Tuesday, August 12, 2008

Joe Klein expands the "political space" to speak out

As a liberal for many years, Time magazine columnist Joe Klein has grown used to getting into hot water. Back in the 1980s, he bucked the trend of his compatriots, when he challenged the worth of Affirmative Action policies and other social programs. His dissident views created a little firestorm of criticism among the liberal media and other intelligentsia.

It was at this time that I met Joe, outside some political event, whose title and focus are long forgotten. I was distributing the hard copy version of my Issues & Views newsletter, and he was there to cover the event. I think he was then employed by Newsweek magazine. We struck up a conversation, with me pre-judging him as just another liberal media type, until he informed me of the flak he was then undergoing, due to what was deemed his "conservative" stances on the above-mentioned issues. This was not a knee-jerk liberal.

In 2006, I did a brief piece on Klein's book for the I&V website. In Politics Lost: How American democracy was trivialized by people who think you're stupid, Klein described, through his first-hand observations of several presidential campaigns, how diverse "consultants," public relations specialists, pollsters, and various kinds of "handlers," have overtaken the political process and the people who run for public office. In the book, he observed that "to be moderate is to be homeless in 21st century American politics," and that "it isn't easy to be a classic liberal or conservative these days, either."

Today, Klein again finds himself in hot water. This time, it is his views on the foreign front, rather than the domestic one, that has ruffled the feathers of his adversaries. Last month, on his Time blog, Swampland, Klein took exception to the role played, during the past several years, by Washington DC's powerful neoconservatives. He wrote about "a great many Jewish neoconservatives – people like Joe Lieberman and the crowd over at Commentary," who, "plumped for war, and now for an even more foolish assault on Iran . . ." He denounced those who are successfully "using U.S. military power, U.S. lives and money, to make the world safe for Israel," along with "the two oil executives, Bush and Cheney," who are "securing a new source of business for their Texas buddies." Klein chided those who make a fuss over the so-called surge in Iraq, which he referred to as "whipped cream on a pile of fertilizer – a regional policy unprecedented in its stupidity and squalor."

In a follow-up interview with The Atlantic magazine's Jeffrey Goldberg, Klein elaborated further on his convictions, explaining that he is not "anti-Semitic" (as you knew Abe Foxman and the horde of squealing hawks would charge), but is "anti-neoconservative." He continued, "I think these people are following very perversely extremist policies." Klein implied that the threat of Iran is hyped for cynical reasons, referring to the elderly Jews who retire to Florida, including his own parents. Picking a fight with Iran is strictly for political purposes, Klein declared, "to scare the shit out of my parents.

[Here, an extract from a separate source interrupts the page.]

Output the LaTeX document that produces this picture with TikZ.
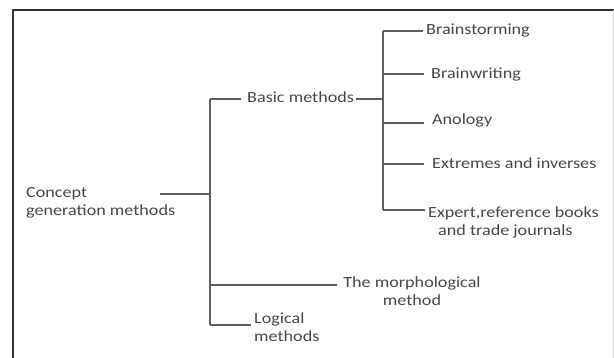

It's a Broward County strategy, it's a Florida strategy."

When Goldberg observed that Klein was "using the word 'Jewish' in ways that we haven't seen Jewish reporters and Jewish columnists use," Klein replied, "It's about time. I think everyone else is too afraid to do it." Claiming to be a "strong supporter" of Israel, Klein insists, nevertheless, "There were people out there in the Jewish community who saw this as a way to create a benign domino theory and eliminate all Israel's enemies." This is a "dangerous anachronistic neocolonial" notion, he contends.

Klein revealed some of the vituperative responses emanating from his angry opponents. One columnist wrote on her National Review blog, "I can't imagine why Time hasn't shut this guy down and fired him." Klein says, "That's what they want. They want to stifle opinions that are different than theirs."

That might not be so easy any longer. Once unspeakable thoughts can now be spoken. Some believe this is essentially due to the bravery of scholars Stephen Walt and John Mearsheimer who, in 2006, published their groundbreaking essay, "The Israel Lobby and U.S. Foreign Policy" and, in 2007, published the expanded version as a book. Many others risked their livelihoods and reputations when attempting to speak out on this subject.

As Daniel Luban writes, Walt and Mearsheimer helped to create the "political space" in which the once taboo subject of the United States' involvement with Israel can be openly discussed and debated. It's in the closet no more.

We know that it is not only Jewish neocons who are responsible for the current Middle East debacle, but, as writer Daniel Levy puts it, "Too many Jewish communal leaders and institutions made the mistake of not standing up and speaking out more against the right-wing excesses of a small minority of their co-religionists." They cheapened the term "anti-Semitism," he says, as they built a "wall of untouchability" around them.

M.J. Rosenberg, a former member of the AIPAC staff, now with the Israel Policy Forum, congratulates Joe Klein on the firmness with which he has expressed himself, and is pleased that Klein has not issued the expected mea culpa, so familiar, whenever a public figure dares to wade in such politically incorrect waters. As for all who helped to bring on the Iraq invasion, Rosenberg writes, "They should shut up and volunteer at Walter Reed. For the rest of their lives."